Kurdistan, in a way, has already become the focus of revolution and counter-revolution in the twenty-first century. It is the weakest link of capitalist modernity. The national and social problems of the people of Kurdistan have become so aggravated that they cannot be concealed by means of liberal prescriptions or the demagogy of individual or cultural rights. When it comes to the Kurdish question, nation-statism – which led to different practices, including cultural genocide – is no longer a problem-solver; rather, it has long been the source of the problem, both for the oppressor and the oppressed. Nation-statism is in dissolution and it has even become a problem for capitalist modernity. More flexible democratic national developments will spearhead the advances of our era. Democratic modernity signifies the theoretical expression and the practical steps of these advances. The KCK, as the concrete expression of democratic national transformations in Kurdistan, sheds light on the path of democratic modernity solution in the Middle East.

The democratic autonomy solution can be implemented in two ways:

The first is predicated on finding a compromise with nationstates. It finds its concrete expression in a democratic constitutional solution. It respects the historical-societal heritage of peoples and cultures. It regards the freedom of expression and organisation of these heritages as one of the irrevocable and fundamental constitutional rights. Democratic autonomy is the fundamental principle of these rights. The foremost conditions of this arrangement are that the sovereign nation-state renounces all denial and annihilation policies, and the oppressed nation abandons the idea of forming its own nation-state. It is difficult for a democratic autonomy project to be implemented without both nations renouncing statist tendencies in this regard. EU countries took more than 300 years of nation-state experience before they could accept democratic autonomy as the best solution for solving nation-states’ regional, national and minority related problems.

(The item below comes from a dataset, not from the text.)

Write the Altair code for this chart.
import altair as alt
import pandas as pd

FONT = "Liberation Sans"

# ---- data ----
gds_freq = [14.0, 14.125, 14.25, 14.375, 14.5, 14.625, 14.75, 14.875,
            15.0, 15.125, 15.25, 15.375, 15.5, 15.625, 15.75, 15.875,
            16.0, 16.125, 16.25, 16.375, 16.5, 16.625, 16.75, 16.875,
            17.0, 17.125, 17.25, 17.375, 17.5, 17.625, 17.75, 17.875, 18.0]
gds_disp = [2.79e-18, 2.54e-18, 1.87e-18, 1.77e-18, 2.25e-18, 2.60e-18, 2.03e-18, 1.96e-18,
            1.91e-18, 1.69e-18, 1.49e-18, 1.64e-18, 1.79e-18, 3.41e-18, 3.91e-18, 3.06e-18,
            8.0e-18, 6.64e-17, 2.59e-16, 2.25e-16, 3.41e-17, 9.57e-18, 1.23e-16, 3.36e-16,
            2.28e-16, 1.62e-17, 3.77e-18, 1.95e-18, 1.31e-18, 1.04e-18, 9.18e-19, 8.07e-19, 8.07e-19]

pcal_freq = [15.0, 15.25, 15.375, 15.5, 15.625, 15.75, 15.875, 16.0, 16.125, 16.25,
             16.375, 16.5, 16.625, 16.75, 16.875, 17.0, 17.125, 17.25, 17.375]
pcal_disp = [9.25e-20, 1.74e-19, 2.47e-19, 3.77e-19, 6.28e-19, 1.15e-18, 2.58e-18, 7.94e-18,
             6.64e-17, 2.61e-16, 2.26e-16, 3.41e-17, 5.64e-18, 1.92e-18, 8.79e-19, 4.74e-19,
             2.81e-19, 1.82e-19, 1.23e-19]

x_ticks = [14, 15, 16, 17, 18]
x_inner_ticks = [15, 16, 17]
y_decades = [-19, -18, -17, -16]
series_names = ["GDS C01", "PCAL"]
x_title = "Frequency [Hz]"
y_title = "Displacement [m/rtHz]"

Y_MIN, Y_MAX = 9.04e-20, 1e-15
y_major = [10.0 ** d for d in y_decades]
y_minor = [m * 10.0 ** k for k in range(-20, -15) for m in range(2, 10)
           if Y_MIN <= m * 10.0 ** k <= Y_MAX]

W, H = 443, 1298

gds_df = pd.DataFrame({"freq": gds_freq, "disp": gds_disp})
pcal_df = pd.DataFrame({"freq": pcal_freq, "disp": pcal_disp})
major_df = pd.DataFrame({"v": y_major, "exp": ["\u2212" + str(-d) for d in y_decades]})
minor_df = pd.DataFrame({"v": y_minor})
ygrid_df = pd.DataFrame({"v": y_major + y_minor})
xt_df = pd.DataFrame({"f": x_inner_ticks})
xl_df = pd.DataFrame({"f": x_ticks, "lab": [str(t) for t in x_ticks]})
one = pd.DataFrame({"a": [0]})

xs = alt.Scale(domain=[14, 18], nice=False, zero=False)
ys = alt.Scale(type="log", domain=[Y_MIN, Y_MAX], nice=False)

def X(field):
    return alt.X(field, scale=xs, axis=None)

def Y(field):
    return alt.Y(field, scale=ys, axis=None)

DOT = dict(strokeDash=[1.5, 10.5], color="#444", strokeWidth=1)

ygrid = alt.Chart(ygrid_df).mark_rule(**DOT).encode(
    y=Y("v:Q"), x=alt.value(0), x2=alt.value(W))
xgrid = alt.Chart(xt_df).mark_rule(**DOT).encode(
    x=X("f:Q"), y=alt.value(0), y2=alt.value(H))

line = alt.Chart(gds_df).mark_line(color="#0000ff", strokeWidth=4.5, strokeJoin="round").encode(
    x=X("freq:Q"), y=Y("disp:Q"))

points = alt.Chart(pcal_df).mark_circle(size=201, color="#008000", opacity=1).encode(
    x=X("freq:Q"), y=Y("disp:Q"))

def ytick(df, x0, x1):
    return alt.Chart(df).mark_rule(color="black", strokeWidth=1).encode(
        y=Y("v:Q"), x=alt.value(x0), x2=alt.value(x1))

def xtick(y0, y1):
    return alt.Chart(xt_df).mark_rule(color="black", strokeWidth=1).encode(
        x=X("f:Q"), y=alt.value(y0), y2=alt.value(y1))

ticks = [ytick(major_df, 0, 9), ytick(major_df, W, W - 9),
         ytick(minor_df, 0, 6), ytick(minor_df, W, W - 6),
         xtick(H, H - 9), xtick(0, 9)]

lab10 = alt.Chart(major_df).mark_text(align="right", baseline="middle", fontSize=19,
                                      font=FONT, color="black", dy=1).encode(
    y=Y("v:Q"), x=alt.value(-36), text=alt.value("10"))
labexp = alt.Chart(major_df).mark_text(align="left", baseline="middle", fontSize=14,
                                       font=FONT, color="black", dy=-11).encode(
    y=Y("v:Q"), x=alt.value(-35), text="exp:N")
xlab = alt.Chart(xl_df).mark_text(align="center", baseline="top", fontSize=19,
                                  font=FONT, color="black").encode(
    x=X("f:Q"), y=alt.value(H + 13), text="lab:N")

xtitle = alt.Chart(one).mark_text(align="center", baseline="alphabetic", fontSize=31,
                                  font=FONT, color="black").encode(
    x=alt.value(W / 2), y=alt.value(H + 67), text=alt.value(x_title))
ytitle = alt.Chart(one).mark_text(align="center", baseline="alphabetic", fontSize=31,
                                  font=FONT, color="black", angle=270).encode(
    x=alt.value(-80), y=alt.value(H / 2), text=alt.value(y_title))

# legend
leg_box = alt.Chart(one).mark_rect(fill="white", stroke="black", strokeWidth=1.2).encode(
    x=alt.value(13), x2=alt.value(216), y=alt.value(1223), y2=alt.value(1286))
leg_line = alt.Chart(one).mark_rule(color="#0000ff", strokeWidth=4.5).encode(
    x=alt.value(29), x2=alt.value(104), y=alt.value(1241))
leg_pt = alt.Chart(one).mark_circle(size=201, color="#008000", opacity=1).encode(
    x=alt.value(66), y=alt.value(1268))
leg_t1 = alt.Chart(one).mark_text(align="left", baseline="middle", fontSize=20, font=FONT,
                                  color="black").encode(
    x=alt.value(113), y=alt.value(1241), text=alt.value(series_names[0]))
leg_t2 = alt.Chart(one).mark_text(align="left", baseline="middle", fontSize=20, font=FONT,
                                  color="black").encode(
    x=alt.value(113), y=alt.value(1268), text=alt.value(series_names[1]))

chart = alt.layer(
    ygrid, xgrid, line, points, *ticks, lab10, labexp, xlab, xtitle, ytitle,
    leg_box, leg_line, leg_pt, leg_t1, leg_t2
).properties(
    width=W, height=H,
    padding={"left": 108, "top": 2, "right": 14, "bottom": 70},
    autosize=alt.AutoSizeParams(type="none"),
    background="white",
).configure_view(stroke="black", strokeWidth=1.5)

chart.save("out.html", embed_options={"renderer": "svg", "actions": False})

In the solution to the Kurdish question, too, the path that is meaningful and consistent is the one that does not rely on separatism and violence and that accepts democratic autonomy. All other paths will either lead to a postponement of problems, and therefore to a deepening of the impasse, or to violent conflict and separation. The history of national problems is littered with such examples. The relative peace, wealth and prosperity of the EU countries – the home of national conflicts – in the past 60 years were achieved by their acceptance of democratic autonomy and their ability to find flexible and creative solutions to regional, national and minority problems. The opposite has been true of the Republic of Turkey. The nation-statism that was wished to be brought to completion through the denial and annihilation of Kurds has drawn the republic to the brink of disintegration, huge problems, continuous crises, military coups that are resorted every ten years, and a special warfare regime that is conducted together with Gladio. Only when the Turkish nation-state abandons these policies, and accepts the democratic autonomy of all cultures (including Turkish and Turkmen), and specifically the Kurdish cultural entity’s democratic autonomy, will it achieve lasting peace and prosperity as a normal, lawful, secular and democratic republic.

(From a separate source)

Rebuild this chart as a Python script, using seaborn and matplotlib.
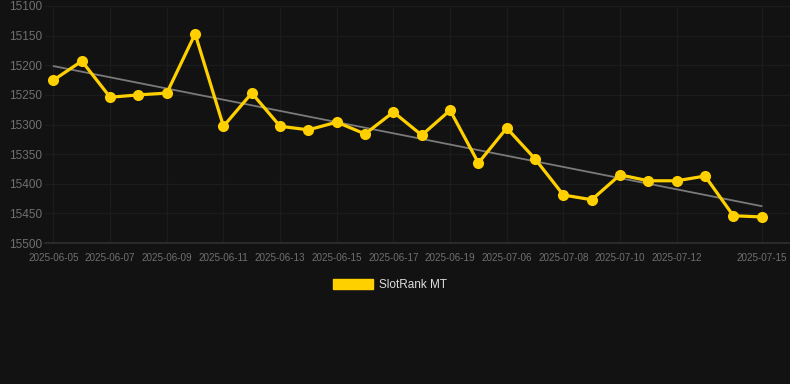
import numpy as np
import pandas as pd
import seaborn as sns
import matplotlib
matplotlib.use("Agg")
from matplotlib import pyplot as plt
from matplotlib.patches import Patch

# data
dates = ["2025-06-05", "2025-06-06", "2025-06-07", "2025-06-08", "2025-06-09",
         "2025-06-10", "2025-06-11", "2025-06-12", "2025-06-13", "2025-06-14",
         "2025-06-15", "2025-06-16", "2025-06-17", "2025-06-18", "2025-06-19",
         "2025-06-20", "2025-07-06", "2025-07-07", "2025-07-08", "2025-07-09",
         "2025-07-10", "2025-07-11", "2025-07-12", "2025-07-13", "2025-07-14",
         "2025-07-15"]
rank = [15225, 15193, 15254, 15250, 15247, 15147, 15303, 15247, 15303, 15309,
        15296, 15316, 15279, 15318, 15276, 15365, 15306, 15358, 15419, 15427,
        15385, 15395, 15395, 15387, 15454, 15456]
label_idx = [0, 2, 4, 6, 8, 10, 12, 14, 16, 18, 20, 22, 25]

bg = "#121212"
gold = "#FFD000"
grid = "#1c1c1c"

df = pd.DataFrame({"idx": np.arange(len(dates)), "date": dates, "rank": rank})

sns.set_theme(style="dark")
plt.rcParams["font.family"] = ["Liberation Sans", "DejaVu Sans"]

fig = plt.figure(figsize=(7.9, 3.84), dpi=100, facecolor=bg)
ax = fig.add_axes([45 / 790, 1 - 243 / 384, 745 / 790, 237 / 384])
ax.set_facecolor(bg)

# trend line (least squares)
k, b = np.polyfit(df["idx"], df["rank"], 1)
ax.plot(df["idx"], k * df["idx"] + b, color="#7a7a7a", lw=1.3, zorder=2)

sns.lineplot(data=df, x="idx", y="rank", ax=ax, color=gold, lw=2.3,
             marker="o", markersize=8, markeredgewidth=0, zorder=3)

ax.set_xlim(-0.3, 26.0)
ax.set_ylim(15500, 15100)
ax.set_yticks(np.arange(15100, 15501, 50))
ax.set_xticks(label_idx)
ax.set_xticklabels([dates[i] for i in label_idx])
ax.set_xlabel("")
ax.set_ylabel("")

ax.grid(True, color=grid, lw=0.9)
for s in ["top", "right", "left"]:
    ax.spines[s].set_visible(False)
ax.spines["bottom"].set_color("#2e2e2e")
ax.tick_params(axis="y", colors="#707070", labelsize=8.5, length=0, pad=2)
ax.tick_params(axis="x", colors="#707070", labelsize=7.1, length=5,
               color=grid, pad=2)

fig.legend(handles=[Patch(facecolor=gold, edgecolor=gold, label="SlotRank MT")],
           loc="center", bbox_to_anchor=(390 / 790, 1 - 285 / 384),
           frameon=False, labelcolor="#dddddd", fontsize=8.5,
           handlelength=3.4, handleheight=0.9, handletextpad=0.5)

fig.savefig("out.png", dpi=100, facecolor=bg)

The second path for a democratic autonomy solution – one that does not depend on finding a compromise with nationstates – is to implement its own project unilaterally. In the broad sense, it recognises the Kurdish people’s right to become a democratic nation through the implementation of democratic autonomy. It goes without saying that in this case conflicts will intensify with those sovereign nation-states who do not accept this unilateral implementation of becoming a democratic nation. If this happens, the Kurds will have no other choice but to adopt a full-scale mobilisation and war position in order to protect their existence and to live freely against the individual or joint attacks of nation-states (Iran, Syria and Turkey). They will not hold back from becoming a democratic nation with all its dimensions and to develop and realize their aspirations through their own efforts until they either reach a compromise or achieve independence amidst the warfare.